I was amused today to read about Microsoft's new app store being ridiculously easy to hack. Basically, if you get a trial version of an app, you can just edit a local config file and change "trial" to "full".
This is amusing on many levels. First of all, you simply cannot secure the client side of a connection. That is, if a person is in physical posession of the hardware (like your computer), it is ultimately impossible to keep them from doing what they want with it. This is a simple, basic, long understood phenomenon of network programming.
So MS has failed to understand that, and also made it extremely easy to hack.
I have to think that the reason for this is inexperienced coders.
I'm 41. I'm pretty old for a computer geek. Older geeks tended to be electronics enthusiasts and the like when they were kids. I was fortunate to get access to a TRS-80 computer when I was 10 years old, and there was no looking back.

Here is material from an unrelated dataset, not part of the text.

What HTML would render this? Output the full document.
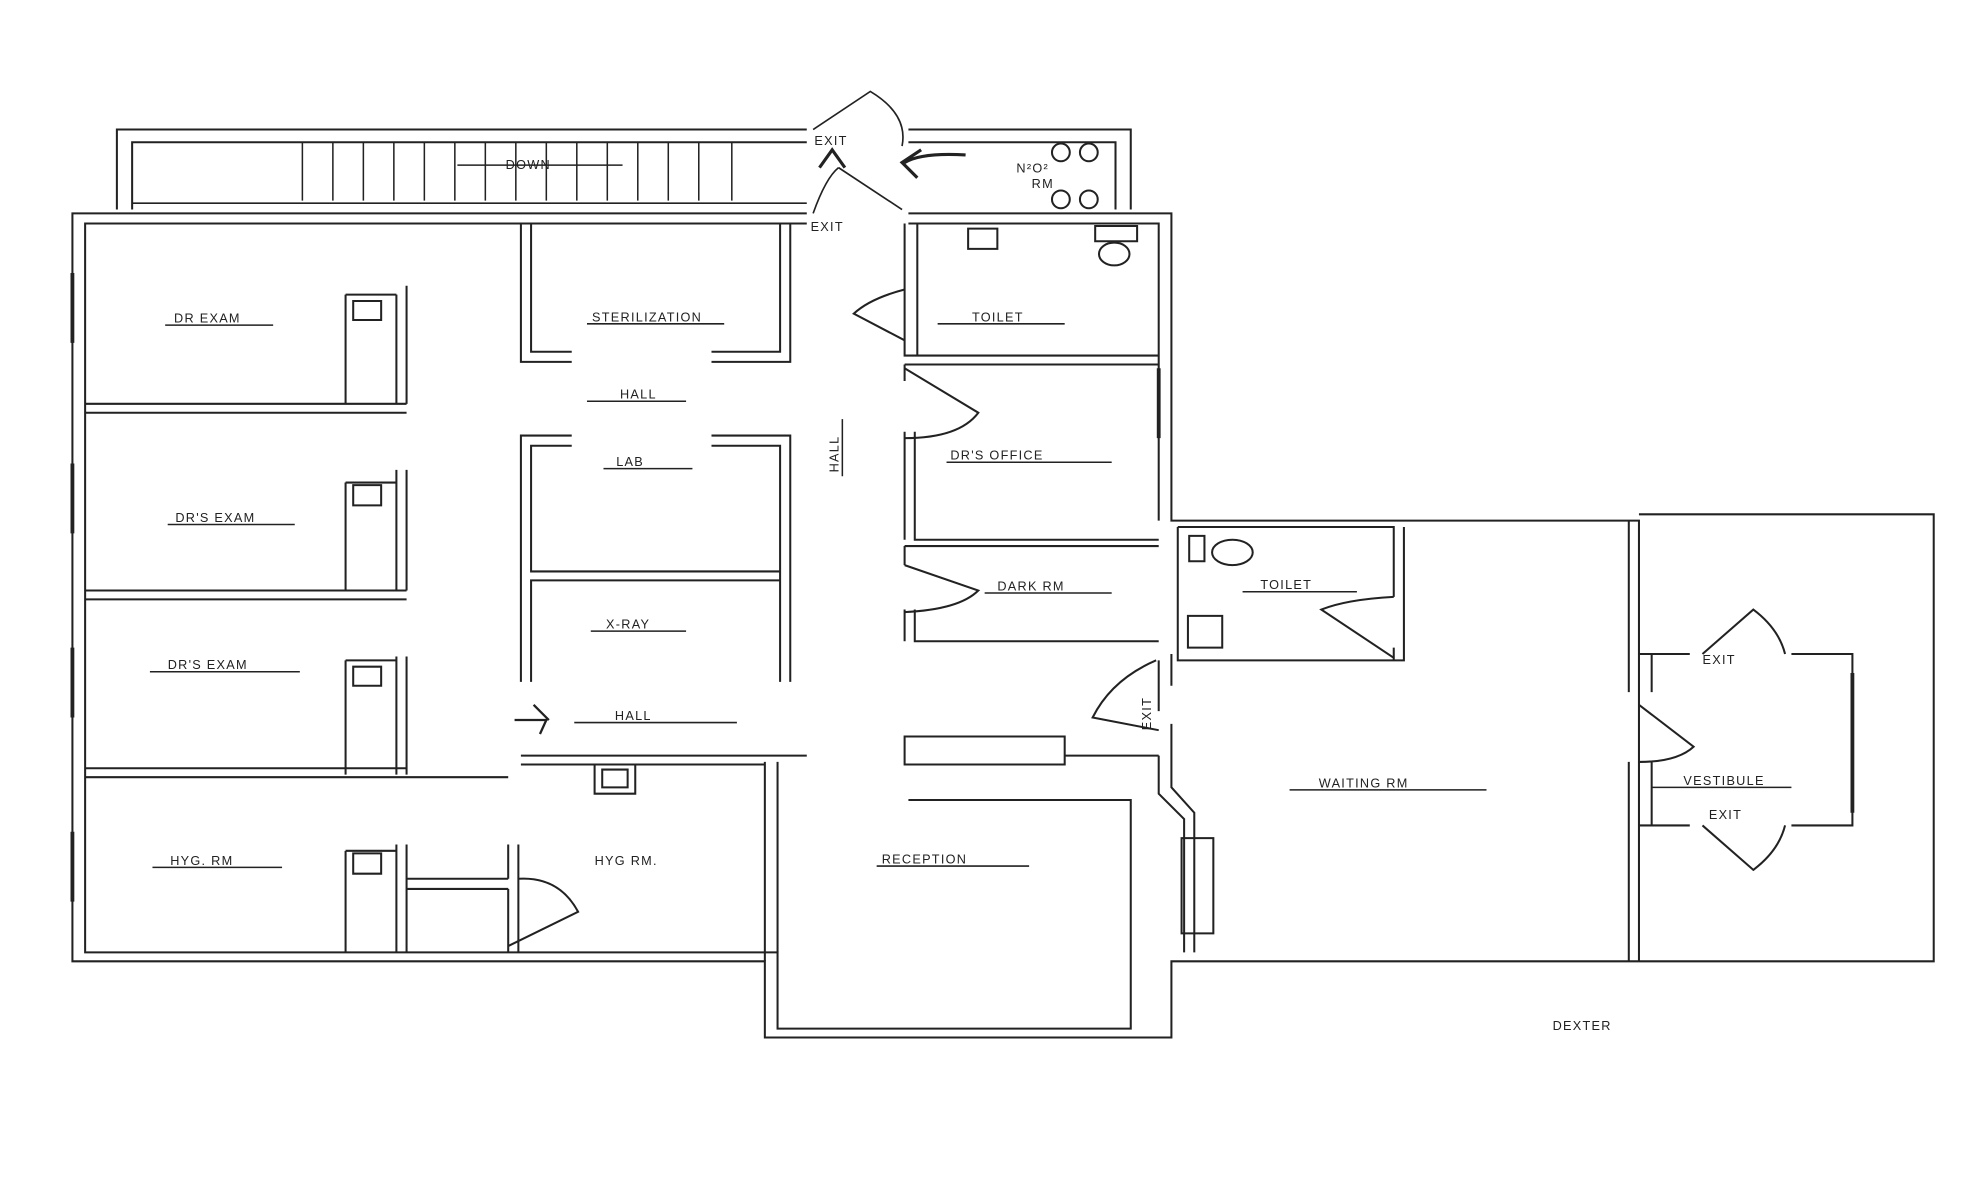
<!DOCTYPE html>
<html><head><meta charset="utf-8"><style>
html,body{margin:0;padding:0;background:#fff;width:1982px;height:1181px;overflow:hidden}
svg{display:block}
text{font-family:"Liberation Sans",sans-serif;font-size:10px;fill:#222;letter-spacing:1px}
</style></head><body>
<svg width="1982" height="1181" viewBox="0 0 1560 930" preserveAspectRatio="none" xmlns="http://www.w3.org/2000/svg">
<g fill="none" stroke="#222" stroke-width="1.6">
<!-- stair block -->
<path d="M635 102 H92 V165 M104 165 V112 H635 M715 102 H890 V165 M715 112 H878 V165"/>
<g stroke-width="1.2">
<path d="M238 112V158 M262 112V158 M286 112V158 M310 112V158 M334 112V158 M358 112V158 M382 112V158 M406 112V158 M430 112V158 M454 112V158 M478 112V158 M502 112V158 M526 112V158 M550 112V158 M576 112V158"/>
<path d="M104 160 H635 M360 130 H490"/>
</g>
<!-- main outer -->
<path d="M635 168 H57 V757 H602 V817 H922 V757 H1290 M715 168 H922 V410 H1290 V757"/>
<path d="M635 176 H67 V750 H612 V810 H890 V630 H715 M715 176 H912 V410"/>
<path d="M1290 405 H1522 V757 H1290"/>
<!-- left rooms -->
<path d="M67 318 H320 M67 325 H320 M67 465 H320 M67 472 H320 M67 605 H320 M67 612 H400 M320 225 V318 M312 232 V318 M272 232 H312 M272 232 V318 M312 370 V465 M320 370 V465 M272 380 H312 V465 M272 380 V465 M312 517 V610 M320 517 V610 M272 520 V610 M272 520 H312 M312 665 V750 M320 665 V750 M272 670 V750 M272 670 H312"/>
<path d="M320 692 H400 M320 700 H400 M400 665 V692 M408 665 V750 M400 700 V750 M612 600 V750 M602 600 V757"/>
<path d="M410 595 H635 M410 602 H602"/>
<path d="M468 602 V625 H500 V602"/>
<!-- center rooms -->
<path d="M410 176 V285 H450 M418 176 V277 H450 M560 285 H622 V176 M560 277 H614 V176"/>
<path d="M450 343 H410 V537 M450 351 H418 V450 H614 M418 537 V457 H614 M560 343 H622 V537 M560 351 H614 V537"/>
<!-- right column -->
<path d="M712 176 V280 H912 M722 176 V280 M712 287 H912 M712 287 V300 M712 340 V425 M720 340 V425 H912 M712 430 H912 M712 430 V445 M712 480 V505 M720 480 V505 H912"/>
<path d="M712 580 H838 V602 H712 Z M838 595 H912"/>
<!-- waiting toilet -->
<path d="M927 415 H1097 V470 M1105 415 V520 H927 V415 M1097 510 V520 M922 515 V540 M912 520 V560 M922 570 V620 L940 640 V750 M912 595 V625 L932 645 V750 M930 660 H955 V735 H930 Z"/>
<path d="M1282 410 V545 M1282 600 V757 M1290 515 H1330 M1300 515 V545 M1300 600 V650 M1290 650 H1330 M1410 515 H1458 V650 H1410"/>
<!-- doors -->
<path d="M640 102 L685 72 Q715 90 710 115 M640 168 Q650 140 660 132 M660 132 L710 165" stroke-width="1.3"/>
<path d="M712 228 Q685 235 672 247 L712 268"/>
<path d="M712 290 L770 325 Q755 345 712 345"/>
<path d="M712 445 L770 465 Q755 480 712 482"/>
<path d="M910 520 Q875 535 860 565 L912 575"/>
<path d="M400 745 L455 718 Q440 690 408 692"/>
<path d="M1097 470 Q1060 472 1040 480 L1097 518"/>
<path d="M1290 555 L1333 588 Q1320 600 1290 600"/>
<path d="M1340 515 L1380 480 Q1400 495 1405 515 M1340 650 L1380 685 Q1400 670 1405 650"/>
<path d="M1458 530 V640" stroke-width="3"/>
<path d="M57 215 V270 M57 365 V420 M57 510 V565 M57 655 V710 M912 290 V345" stroke-width="3"/>
<!-- fixtures -->
<path d="M278 237 H300 V252 H278 Z M278 382 H300 V398 H278 Z M278 525 H300 V540 H278 Z M278 672 H300 V688 H278 Z M474 606 H494 V620 H474 Z M762 180 H785 V196 H762 Z M935 485 H962 V510 H935 Z M936 422 H948 V442 H936 Z M862 178 H895 V190 H862 Z"/>
<ellipse cx="877" cy="200" rx="12" ry="9"/><ellipse cx="970" cy="435" rx="16" ry="10"/>
<circle cx="835" cy="120" r="7"/><circle cx="857" cy="120" r="7"/><circle cx="835" cy="157" r="7"/><circle cx="857" cy="157" r="7"/>
<path d="M645 132 L655 118 L665 132 M712 128 Q725 120 760 122 M725 118 L710 128 L722 140" stroke-width="2.5"/>
<path d="M405 567 H430 L425 578 M420 555 L432 567" stroke-width="1.8"/>
<!-- label underlines -->
<g stroke-width="1.2"><path d="M130 256 H215 M132 413 H232 M118 529 H236 M120 683 H222 M462 255 H570 M462 316 H540 M475 369 H545 M465 497 H540 M452 569 H580 M738 255 H838 M745 364 H875 M775 467 H875 M978 466 H1068 M1015 622 H1170 M690 682 H810 M1300 620 H1410 M663 330 V375"/></g>
</g>
<g>
<text x="398" y="133" font-size="9" letter-spacing="6">DOWN</text>
<text x="641" y="114" font-size="11">EXIT</text>
<text x="638" y="182" font-size="11">EXIT</text>
<text x="800" y="136" font-size="9">N²O²</text><text x="812" y="148" font-size="9">RM</text>
<text x="137" y="254" font-size="9">DR EXAM</text>
<text x="138" y="411" font-size="9">DR'S EXAM</text>
<text x="132" y="527" font-size="9">DR'S EXAM</text>
<text x="134" y="681" font-size="9">HYG. RM</text>
<text x="468" y="681" font-size="9">HYG RM.</text>
<text x="466" y="253" font-size="8">STERILIZATION</text>
<text x="488" y="314" font-size="9">HALL</text>
<text x="485" y="367" font-size="9">LAB</text>
<text x="477" y="495" font-size="9">X-RAY</text>
<text x="484" y="567" font-size="9">HALL</text>
<text x="765" y="253" font-size="9">TOILET</text>
<text x="748" y="362" font-size="9">DR'S OFFICE</text>
<text x="785" y="465" font-size="9">DARK RM</text>
<text x="992" y="464" font-size="9">TOILET</text>
<text x="1038" y="620" font-size="9">WAITING RM</text>
<text x="694" y="680" font-size="9">RECEPTION</text>
<text x="1325" y="618" font-size="8">VESTIBULE</text>
<text x="1340" y="523" font-size="9">EXIT</text>
<text x="1345" y="645" font-size="9">EXIT</text>
<text x="1222" y="811" font-size="9">DEXTER</text>
<text transform="translate(660 372) rotate(-90)" font-size="9">HALL</text>
<text transform="translate(906 575) rotate(-90)" font-size="8">EXIT</text>
</g>
</svg>
</body></html>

I always assumed that the kids coming up behind me would all be great computer whizzes! You laugh, and with justification. Turns out that all kids are not interested in computers, and thus they are not all whizzes.
The second irony is that the kids that are interested, make the same mistakes that we all made. Like trusting the client. Like assuming their users are completely braindead and can't read a config file. There is simply no way that a coder with any experience whatsoever would have ever made this mistake.
But companies don't like to pay experienced coders, because they have shit for brains. They think computer programming is essentially magic. They think that two programs--one written by a novice, one by a master, that look and feel the same on the screen are equivalent.
They are not. Not even close.
From security to maintainability, the experienced programmer generates a vastly superior product. You disocover this a few months/years down the line.
It's like evaluating a plumber when you are not a plumber. It looks fine when he leaves. But with a bad one, you have geysers of water in your kitchen a few weeks later. That's how you can tell the difference.
So we are seeing this now. Moral of the story: pay more for experience, it's worth it.